* begin *

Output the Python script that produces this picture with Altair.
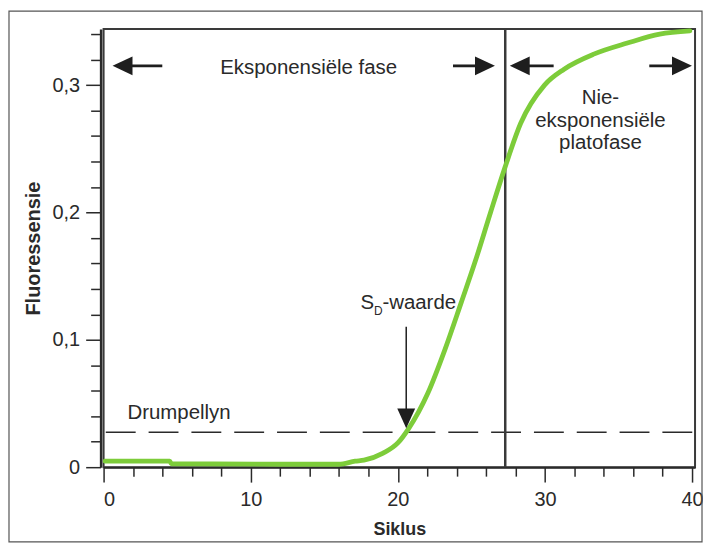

* end *
* begin *

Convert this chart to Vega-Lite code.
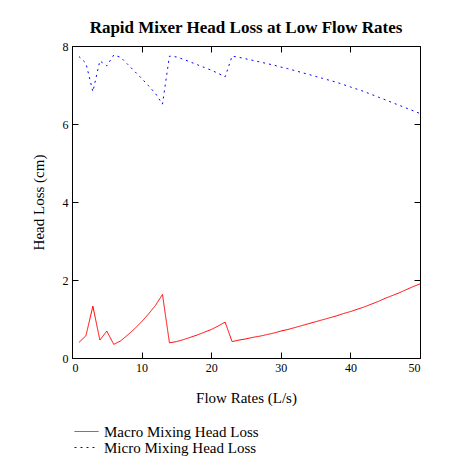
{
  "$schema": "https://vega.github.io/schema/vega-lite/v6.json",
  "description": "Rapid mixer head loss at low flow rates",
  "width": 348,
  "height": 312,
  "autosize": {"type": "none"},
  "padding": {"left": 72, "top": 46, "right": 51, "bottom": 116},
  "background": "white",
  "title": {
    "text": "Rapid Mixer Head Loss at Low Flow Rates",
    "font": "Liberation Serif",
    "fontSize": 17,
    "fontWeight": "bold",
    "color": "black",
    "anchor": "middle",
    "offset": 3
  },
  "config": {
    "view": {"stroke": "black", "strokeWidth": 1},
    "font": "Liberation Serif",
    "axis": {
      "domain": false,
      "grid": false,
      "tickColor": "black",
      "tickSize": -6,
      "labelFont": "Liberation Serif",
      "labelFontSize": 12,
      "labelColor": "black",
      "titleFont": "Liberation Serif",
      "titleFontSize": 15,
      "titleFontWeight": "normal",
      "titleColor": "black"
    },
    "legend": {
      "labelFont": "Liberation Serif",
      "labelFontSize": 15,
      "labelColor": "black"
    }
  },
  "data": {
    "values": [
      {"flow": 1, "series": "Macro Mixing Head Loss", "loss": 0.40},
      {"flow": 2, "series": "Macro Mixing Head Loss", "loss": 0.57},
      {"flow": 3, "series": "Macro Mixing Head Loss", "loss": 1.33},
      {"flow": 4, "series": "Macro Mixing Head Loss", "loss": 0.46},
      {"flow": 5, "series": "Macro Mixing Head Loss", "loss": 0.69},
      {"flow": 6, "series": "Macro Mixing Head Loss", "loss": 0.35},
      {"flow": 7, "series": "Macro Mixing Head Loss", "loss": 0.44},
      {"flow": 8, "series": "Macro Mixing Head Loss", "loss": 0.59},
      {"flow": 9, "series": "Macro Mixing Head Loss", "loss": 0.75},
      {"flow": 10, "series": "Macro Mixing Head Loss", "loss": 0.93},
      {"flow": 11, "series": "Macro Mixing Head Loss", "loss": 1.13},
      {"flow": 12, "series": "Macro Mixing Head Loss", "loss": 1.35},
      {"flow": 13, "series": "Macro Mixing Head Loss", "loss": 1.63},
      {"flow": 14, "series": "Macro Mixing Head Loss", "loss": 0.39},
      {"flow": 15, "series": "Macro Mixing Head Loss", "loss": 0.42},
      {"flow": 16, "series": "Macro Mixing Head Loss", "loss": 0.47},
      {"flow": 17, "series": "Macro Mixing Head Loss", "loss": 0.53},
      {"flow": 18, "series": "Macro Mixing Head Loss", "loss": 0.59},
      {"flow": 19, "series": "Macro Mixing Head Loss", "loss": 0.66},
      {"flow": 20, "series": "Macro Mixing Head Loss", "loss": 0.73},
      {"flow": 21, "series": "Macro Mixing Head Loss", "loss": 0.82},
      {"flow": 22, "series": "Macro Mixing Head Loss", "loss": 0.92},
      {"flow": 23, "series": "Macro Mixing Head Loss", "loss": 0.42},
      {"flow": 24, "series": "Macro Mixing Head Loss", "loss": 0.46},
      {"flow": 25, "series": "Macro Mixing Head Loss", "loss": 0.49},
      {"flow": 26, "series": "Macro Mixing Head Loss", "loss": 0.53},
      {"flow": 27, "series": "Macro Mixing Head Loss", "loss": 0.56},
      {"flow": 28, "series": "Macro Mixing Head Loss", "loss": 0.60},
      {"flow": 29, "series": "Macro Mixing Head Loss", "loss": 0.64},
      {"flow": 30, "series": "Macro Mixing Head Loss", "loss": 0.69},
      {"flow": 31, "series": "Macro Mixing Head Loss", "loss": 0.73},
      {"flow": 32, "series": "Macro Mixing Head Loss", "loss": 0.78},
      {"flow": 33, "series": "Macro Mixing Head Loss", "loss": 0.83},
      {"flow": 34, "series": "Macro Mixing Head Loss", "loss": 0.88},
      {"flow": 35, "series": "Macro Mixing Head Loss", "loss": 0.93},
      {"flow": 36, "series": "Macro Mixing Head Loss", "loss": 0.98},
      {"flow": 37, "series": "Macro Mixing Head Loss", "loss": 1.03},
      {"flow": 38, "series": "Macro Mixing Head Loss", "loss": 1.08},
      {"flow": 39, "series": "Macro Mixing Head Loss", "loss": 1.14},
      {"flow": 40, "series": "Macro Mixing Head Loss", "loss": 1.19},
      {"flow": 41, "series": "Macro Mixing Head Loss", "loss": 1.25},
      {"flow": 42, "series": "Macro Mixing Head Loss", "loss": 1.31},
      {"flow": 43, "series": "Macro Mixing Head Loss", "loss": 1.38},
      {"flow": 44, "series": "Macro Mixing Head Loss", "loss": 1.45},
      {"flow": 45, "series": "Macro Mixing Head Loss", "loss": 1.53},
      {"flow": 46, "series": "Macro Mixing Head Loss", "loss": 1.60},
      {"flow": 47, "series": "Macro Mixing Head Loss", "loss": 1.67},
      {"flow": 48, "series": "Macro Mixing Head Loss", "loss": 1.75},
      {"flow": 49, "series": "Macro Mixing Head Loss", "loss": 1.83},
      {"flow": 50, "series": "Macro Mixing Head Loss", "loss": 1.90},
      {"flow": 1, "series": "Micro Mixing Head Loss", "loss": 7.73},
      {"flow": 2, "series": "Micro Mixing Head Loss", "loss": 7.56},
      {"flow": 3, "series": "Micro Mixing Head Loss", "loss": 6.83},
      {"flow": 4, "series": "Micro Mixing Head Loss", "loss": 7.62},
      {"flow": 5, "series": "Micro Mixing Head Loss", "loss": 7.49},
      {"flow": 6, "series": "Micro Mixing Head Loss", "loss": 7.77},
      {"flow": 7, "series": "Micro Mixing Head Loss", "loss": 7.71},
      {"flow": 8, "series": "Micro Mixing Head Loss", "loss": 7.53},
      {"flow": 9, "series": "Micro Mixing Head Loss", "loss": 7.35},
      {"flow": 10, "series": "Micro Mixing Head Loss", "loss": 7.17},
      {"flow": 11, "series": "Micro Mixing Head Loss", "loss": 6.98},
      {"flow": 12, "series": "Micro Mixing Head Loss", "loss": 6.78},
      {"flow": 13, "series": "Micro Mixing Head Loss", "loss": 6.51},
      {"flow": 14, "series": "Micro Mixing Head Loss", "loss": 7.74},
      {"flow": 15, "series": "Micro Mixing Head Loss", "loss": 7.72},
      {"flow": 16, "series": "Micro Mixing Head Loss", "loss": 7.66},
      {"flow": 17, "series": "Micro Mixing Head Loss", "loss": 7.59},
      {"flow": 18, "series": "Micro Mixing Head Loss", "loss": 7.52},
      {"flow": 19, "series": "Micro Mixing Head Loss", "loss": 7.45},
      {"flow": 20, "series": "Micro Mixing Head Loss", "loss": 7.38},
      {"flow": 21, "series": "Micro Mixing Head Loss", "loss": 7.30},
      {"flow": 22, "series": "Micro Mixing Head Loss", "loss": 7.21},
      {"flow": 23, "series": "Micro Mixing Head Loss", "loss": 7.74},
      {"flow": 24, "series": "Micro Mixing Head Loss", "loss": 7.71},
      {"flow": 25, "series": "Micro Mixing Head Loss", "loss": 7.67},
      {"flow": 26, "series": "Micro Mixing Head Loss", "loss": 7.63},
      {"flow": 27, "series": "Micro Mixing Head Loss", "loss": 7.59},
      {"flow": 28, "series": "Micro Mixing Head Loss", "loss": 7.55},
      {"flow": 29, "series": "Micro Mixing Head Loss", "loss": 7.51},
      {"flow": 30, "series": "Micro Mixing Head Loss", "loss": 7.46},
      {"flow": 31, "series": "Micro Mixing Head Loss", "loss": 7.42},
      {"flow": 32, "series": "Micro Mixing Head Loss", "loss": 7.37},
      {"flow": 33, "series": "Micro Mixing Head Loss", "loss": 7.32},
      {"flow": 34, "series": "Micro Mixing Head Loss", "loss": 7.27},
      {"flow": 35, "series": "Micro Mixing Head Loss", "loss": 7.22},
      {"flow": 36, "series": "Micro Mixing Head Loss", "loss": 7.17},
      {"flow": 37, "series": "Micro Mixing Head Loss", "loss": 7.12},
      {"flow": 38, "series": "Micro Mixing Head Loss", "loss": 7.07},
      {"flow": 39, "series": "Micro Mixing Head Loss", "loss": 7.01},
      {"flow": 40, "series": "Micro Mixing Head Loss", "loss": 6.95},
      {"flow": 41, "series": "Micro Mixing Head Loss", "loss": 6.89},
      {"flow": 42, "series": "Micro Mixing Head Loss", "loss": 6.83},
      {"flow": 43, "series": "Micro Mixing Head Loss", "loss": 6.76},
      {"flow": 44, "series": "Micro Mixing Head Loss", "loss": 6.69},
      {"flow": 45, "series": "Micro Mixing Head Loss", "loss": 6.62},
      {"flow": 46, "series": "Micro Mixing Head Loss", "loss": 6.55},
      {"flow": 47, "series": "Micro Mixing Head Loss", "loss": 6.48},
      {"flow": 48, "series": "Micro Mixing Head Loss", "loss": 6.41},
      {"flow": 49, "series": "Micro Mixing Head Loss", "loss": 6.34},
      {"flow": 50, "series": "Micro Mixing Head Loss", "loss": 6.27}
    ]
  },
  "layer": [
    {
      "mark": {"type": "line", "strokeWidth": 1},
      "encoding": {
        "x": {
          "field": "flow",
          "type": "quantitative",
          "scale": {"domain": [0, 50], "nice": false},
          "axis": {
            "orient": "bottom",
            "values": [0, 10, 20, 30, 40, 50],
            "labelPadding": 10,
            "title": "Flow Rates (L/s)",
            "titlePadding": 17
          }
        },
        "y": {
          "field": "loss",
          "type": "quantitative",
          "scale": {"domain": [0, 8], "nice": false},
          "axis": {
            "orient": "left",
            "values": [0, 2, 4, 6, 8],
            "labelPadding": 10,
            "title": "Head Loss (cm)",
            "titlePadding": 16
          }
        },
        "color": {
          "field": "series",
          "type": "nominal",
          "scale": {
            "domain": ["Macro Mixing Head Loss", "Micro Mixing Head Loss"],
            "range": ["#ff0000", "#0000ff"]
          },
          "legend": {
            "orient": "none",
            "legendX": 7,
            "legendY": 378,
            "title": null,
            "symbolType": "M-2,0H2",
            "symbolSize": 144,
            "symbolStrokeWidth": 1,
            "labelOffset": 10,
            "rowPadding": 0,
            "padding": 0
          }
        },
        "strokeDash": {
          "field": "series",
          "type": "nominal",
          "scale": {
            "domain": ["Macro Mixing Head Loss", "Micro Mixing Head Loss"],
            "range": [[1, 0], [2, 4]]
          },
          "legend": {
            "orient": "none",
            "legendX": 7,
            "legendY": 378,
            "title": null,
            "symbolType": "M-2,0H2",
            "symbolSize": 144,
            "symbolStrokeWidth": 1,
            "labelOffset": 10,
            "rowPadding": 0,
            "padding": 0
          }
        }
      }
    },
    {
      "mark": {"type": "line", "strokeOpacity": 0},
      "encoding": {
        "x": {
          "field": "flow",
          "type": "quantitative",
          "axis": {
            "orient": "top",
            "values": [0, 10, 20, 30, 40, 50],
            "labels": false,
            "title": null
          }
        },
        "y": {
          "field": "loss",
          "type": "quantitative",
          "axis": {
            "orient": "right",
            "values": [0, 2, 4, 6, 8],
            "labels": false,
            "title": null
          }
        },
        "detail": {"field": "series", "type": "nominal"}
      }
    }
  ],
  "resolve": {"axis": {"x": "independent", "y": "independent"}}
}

* end *
* begin *

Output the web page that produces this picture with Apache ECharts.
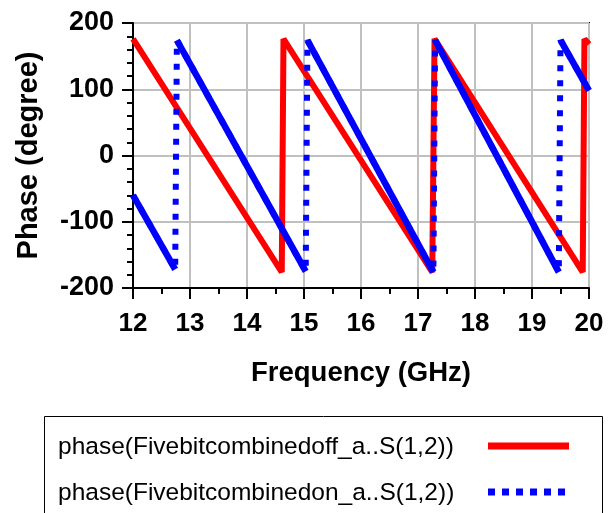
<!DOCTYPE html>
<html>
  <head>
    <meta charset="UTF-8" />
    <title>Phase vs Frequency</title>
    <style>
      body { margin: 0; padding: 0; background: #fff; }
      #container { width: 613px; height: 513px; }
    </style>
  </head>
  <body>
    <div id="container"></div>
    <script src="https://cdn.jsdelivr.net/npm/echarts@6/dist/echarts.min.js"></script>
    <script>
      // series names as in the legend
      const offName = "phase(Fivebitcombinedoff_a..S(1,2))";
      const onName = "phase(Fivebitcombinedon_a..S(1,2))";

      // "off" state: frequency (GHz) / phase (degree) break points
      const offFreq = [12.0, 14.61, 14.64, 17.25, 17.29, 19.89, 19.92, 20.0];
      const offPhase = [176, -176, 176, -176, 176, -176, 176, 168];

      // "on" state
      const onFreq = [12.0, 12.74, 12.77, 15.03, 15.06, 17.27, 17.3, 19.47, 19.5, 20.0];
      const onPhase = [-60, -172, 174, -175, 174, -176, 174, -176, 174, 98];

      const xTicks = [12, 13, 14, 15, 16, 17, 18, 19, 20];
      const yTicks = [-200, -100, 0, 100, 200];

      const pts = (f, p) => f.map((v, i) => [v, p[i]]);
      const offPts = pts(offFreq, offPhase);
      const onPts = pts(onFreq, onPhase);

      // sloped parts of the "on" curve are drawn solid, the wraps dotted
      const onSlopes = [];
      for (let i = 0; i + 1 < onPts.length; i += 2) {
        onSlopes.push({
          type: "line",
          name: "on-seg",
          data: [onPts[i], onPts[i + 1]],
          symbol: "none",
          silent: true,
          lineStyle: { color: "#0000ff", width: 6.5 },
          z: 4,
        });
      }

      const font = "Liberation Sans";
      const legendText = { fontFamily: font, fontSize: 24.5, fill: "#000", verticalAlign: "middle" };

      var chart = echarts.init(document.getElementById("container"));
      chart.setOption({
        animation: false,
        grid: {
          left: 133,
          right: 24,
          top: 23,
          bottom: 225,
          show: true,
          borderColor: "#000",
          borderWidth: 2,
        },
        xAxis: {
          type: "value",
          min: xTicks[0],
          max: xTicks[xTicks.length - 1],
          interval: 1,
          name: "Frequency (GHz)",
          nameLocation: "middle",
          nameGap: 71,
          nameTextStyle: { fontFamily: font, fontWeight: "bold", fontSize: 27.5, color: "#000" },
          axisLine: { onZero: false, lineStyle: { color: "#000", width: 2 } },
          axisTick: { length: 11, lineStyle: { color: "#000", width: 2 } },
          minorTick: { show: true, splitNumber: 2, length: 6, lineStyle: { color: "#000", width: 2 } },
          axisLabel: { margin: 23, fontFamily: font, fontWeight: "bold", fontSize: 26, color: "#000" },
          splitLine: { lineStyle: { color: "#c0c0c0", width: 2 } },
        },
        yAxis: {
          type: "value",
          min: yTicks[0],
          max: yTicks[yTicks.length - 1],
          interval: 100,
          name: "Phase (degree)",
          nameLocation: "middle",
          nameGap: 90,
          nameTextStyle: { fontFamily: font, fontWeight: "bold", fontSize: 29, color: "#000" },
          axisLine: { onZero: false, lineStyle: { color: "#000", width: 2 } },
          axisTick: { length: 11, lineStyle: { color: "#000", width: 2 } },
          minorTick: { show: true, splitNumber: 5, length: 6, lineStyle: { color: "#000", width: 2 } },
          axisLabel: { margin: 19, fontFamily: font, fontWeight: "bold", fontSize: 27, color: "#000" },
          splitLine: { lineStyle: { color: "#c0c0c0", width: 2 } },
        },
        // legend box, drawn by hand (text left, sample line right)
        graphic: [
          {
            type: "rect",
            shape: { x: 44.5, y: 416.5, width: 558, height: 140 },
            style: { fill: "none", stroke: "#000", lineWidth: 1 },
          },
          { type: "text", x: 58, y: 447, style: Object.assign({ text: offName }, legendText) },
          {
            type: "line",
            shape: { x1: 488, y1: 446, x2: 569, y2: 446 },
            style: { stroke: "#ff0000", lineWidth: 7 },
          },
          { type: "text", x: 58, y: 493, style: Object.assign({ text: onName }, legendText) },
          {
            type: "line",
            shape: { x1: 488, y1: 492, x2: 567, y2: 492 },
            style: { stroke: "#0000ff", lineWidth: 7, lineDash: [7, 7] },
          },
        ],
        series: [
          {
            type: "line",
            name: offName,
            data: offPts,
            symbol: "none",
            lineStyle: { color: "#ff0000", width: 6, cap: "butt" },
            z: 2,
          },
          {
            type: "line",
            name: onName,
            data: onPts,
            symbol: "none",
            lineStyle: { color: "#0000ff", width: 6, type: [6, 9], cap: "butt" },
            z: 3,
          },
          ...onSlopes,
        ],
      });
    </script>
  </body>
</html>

* end *

Lines from the one with "Output the web" through the one with "-176, 174, 98];" are the only ones to quote. Quote them exactly and leave out pictures.

*TASK RESPONSE*:
Output the web page that produces this picture with Apache ECharts.
<!DOCTYPE html>
<html>
  <head>
    <meta charset="UTF-8" />
    <title>Phase vs Frequency</title>
    <style>
      body { margin: 0; padding: 0; background: #fff; }
      #container { width: 613px; height: 513px; }
    </style>
  </head>
  <body>
    <div id="container"></div>
    <script src="https://cdn.jsdelivr.net/npm/echarts@6/dist/echarts.min.js"></script>
    <script>
      // series names as in the legend
      const offName = "phase(Fivebitcombinedoff_a..S(1,2))";
      const onName = "phase(Fivebitcombinedon_a..S(1,2))";

      // "off" state: frequency (GHz) / phase (degree) break points
      const offFreq = [12.0, 14.61, 14.64, 17.25, 17.29, 19.89, 19.92, 20.0];
      const offPhase = [176, -176, 176, -176, 176, -176, 176, 168];

      // "on" state
      const onFreq = [12.0, 12.74, 12.77, 15.03, 15.06, 17.27, 17.3, 19.47, 19.5, 20.0];
      const onPhase = [-60, -172, 174, -175, 174, -176, 174, -176, 174, 98];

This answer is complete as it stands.